Author: Charon N.
Published on: 2025-11-21

The Bank of England, or central bank of the United Kingdom, is responsible for managing the nation’s monetary policy, issuing currency, maintaining financial stability, and regulating key financial institutions.
Understanding its diverse role is essential for navigating interest rates, investment decisions, and broader market dynamics in one of the world’s largest economies.
The Bank of England (BoE) manages three critical levers that underpin the UK economy:
This refers to the total volume of Sterling in circulation, including banknotes, coins, and deposits. By controlling the money supply, the BoE can influence inflation, interest rates, and overall economic activity.
This measures the ease with which households, businesses, and financial institutions can access loans and funding. By adjusting interest rates or implementing policies like quantitative easing, the BoE influences borrowing costs, investment decisions, and consumer spending.
This represents the trust of investors, businesses, and the public in the stability and reliability of the financial system. Confidence impacts asset prices, investment flows, and the resilience of banks during times of economic stress.
The BoE combines operational independence with structured governance to ensure effective oversight and market credibility. Its key bodies and divisions include:
The MPC, consisting of the Governor, three Deputy Governors, and four external experts appointed by the Chancellor, sets the official Bank Rate and monetary policy instruments.
Decisions by the MPC directly influence Sterling’s exchange rate, government bond yields (gilts), mortgage rates, and broader market sentiment.
Created after the 2008 financial crisis, the FPC focuses on systemic risk management. It monitors vulnerabilities in banks, insurers, and other financial institutions, using tools such as loan-to-value and debt-to-income caps to curb excessive risk-taking.
The PRA supervises banks, building societies, insurers, and large investment firms to ensure they operate safely and maintain sufficient capital buffers. By enforcing regulatory standards, the PRA helps prevent institutional failures that could threaten broader financial stability.
The BoE’s headquarters on Threadneedle Street in London is complemented by regional offices across the UK. These offices gather real-time, local economic intelligence, enabling policymakers to understand regional variations in employment, investment, and credit flows.
Specialized divisions handle currency issuance, payment system oversight, reserve management, and open-market operations. These teams ensure liquidity, maintain robust payment infrastructure, and facilitate efficient financial market functioning.
Monetary Policy – Sets interest rates and manages money supply to control inflation and support economic growth.
Currency Issuance – Issues Sterling banknotes and ensures a stable money supply.
Financial Stability – Oversees banks and financial institutions to prevent risks and keep markets safe.
Lender of Last Resort – Provides emergency funding to banks during crises to maintain confidence.
Gold Reserves – Safeguards the UK’s gold and offers custody services for other central banks.
Government Debt Management – Helps manage public debt and oversees government bond issuance.
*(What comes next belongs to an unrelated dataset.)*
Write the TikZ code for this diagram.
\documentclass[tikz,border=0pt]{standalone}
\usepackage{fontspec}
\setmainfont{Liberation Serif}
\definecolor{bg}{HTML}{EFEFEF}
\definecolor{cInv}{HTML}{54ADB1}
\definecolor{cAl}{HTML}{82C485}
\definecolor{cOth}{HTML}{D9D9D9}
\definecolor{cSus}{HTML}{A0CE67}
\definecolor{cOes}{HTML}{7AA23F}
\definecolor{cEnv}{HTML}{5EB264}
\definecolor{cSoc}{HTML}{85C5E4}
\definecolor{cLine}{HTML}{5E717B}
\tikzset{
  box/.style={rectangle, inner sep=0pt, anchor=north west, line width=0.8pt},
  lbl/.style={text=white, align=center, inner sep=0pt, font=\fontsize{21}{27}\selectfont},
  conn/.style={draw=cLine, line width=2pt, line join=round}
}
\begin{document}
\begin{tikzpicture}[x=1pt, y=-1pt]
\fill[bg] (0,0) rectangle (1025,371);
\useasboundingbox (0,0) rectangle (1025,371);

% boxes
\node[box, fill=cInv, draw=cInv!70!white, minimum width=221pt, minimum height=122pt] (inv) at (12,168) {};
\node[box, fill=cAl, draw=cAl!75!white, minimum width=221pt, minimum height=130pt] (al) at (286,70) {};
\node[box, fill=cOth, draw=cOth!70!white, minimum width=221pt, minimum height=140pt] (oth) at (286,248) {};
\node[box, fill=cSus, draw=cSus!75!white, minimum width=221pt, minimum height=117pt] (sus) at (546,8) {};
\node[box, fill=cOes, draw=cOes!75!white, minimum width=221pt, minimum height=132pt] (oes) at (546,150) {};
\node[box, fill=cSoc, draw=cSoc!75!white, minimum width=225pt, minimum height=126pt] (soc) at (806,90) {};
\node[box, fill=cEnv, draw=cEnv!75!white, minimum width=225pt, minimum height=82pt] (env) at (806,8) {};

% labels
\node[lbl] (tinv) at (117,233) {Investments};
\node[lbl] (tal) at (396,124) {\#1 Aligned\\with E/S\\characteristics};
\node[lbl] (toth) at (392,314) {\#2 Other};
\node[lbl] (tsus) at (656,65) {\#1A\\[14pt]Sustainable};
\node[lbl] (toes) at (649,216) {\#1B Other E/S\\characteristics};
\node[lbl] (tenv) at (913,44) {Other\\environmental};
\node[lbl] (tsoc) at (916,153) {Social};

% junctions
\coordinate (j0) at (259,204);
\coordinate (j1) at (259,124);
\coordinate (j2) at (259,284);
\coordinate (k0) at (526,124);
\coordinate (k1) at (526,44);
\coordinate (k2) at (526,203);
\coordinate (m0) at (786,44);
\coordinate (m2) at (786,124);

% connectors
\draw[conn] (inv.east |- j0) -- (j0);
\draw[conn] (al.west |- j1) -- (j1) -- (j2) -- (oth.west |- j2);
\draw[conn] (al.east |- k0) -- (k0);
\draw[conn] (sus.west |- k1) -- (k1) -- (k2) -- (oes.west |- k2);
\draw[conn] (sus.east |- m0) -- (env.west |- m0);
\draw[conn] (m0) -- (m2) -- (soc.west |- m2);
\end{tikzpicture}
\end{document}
The BoE is not only central to UK monetary and financial policy but also a critical reference point for global investors. Its decisions influence interest rates, inflation trends, foreign exchange markets, and overall investor sentiment.
Businesses, consumers, and financial professionals closely track BoE actions to anticipate economic conditions and make informed financial decisions.
The Bank of England sets monetary policy, manages interest rates and liquidity, issues banknotes, and supervises financial institutions.
Rate changes and quantitative policy shifts move Sterling sharply, impacting currency trading, gilt demand, and carry-trade strategies.
Policy signals and guidance provide key insights for interest rate expectations, liquidity, and market positioning, helping investors and businesses plan strategies in the UK and globally.
The Bank of England (BoE) is the UK’s central bank, managing monetary policy, currency issuance, financial stability, and government debt. By controlling money supply, credit, and market confidence, it supports growth and prevents instability.
Its decisions impact interest rates, inflation, Sterling, and market sentiment, making it vital for businesses, investors, and consumers.